I do not own the copyright to this AJC video dated 05.07.21. In line with the Copyright Act of 1976, section 107, for educational purposes, I am claiming Fair Use.

“And many of you all have heard me speak of my family’s history in this city going back almost a hundred years. My grandmother would tell me how her-her father, who was a child of people who were once enslaved from Crawfordville, Georgia, packed up a horse and buggy and they made their journey to Atlanta…”—Mayor Keisha Lance Bottoms, May 7, 2021

The implications of Mayor Bottoms’ decision are being think-pieced and parceled out by the dozens and yet what is most striking to me is that word. That place.

Crawfordville.

According to the 2010 census, Taliaferro County, Georgia (the county that includes the town of Crawfordville) was the least populous county in the state. It’s the second least populous east of the Mississippi.

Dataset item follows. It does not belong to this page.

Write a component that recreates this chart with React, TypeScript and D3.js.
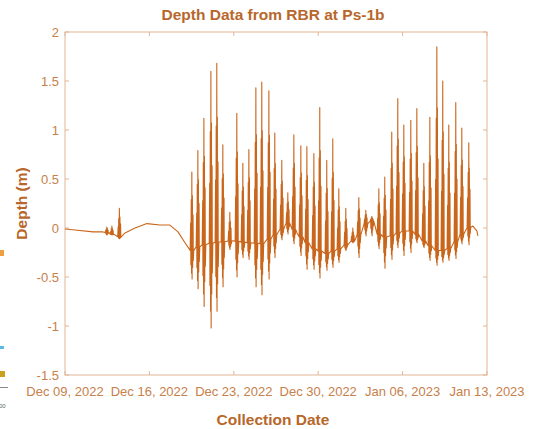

It’s a big deal to have such a luminary as Mayor Bottoms declare her ancestral ties to the place.

And yet, more and more I learn that Crawfordville has a great deal of big deals, in terms of important and influential figures.

I’ve written how original Temptations member, the late Paul Williams’ father was from Crawfordville. NBA legend Walt “Clyde” Frazier, Jr.’s has paternal family ties to the tiny hamlet. In my own family, my paternal grandfather was born in Crawfordville and my husband’s maternal grandparents hail from there, as well. These are just some of the very interesting ties back to Crawfordville. Now, we add Mayor Bottoms’ family.

A Georgia state park, the A.H. Stephens State Park, is located in Crawfordville. Alexander Hamilton Stephens, the vice-president of the CSA, was born in Crawfordville and according to a Black family, Crawfordville is the place where Stephens ravished a twelve year old enslaved girl by the name of Eliza, and had a child, Allen Stephens, with her.

As Isabel Wilkerson’s brilliant work on The Great Migration, The Warmth of Other Suns, explored how many a Southern rural family literally hitched their cart out of the building, zip code, state, and region.

Some families were happy to hightail it to a city in-state that would give them a good job and a new start in vastly different surroundings.

Atlanta.

Well, the ancestral memories of Crawfordville, that tiny, resilient place remain. The huge impact. The genealogical and societal reverberations reach into the 21st century and beyond.

Our Crawfordville, Taliaferro County, Georgia situation…

Thank you, Mayor Bottoms for sharing about your family’s Crawfordville history!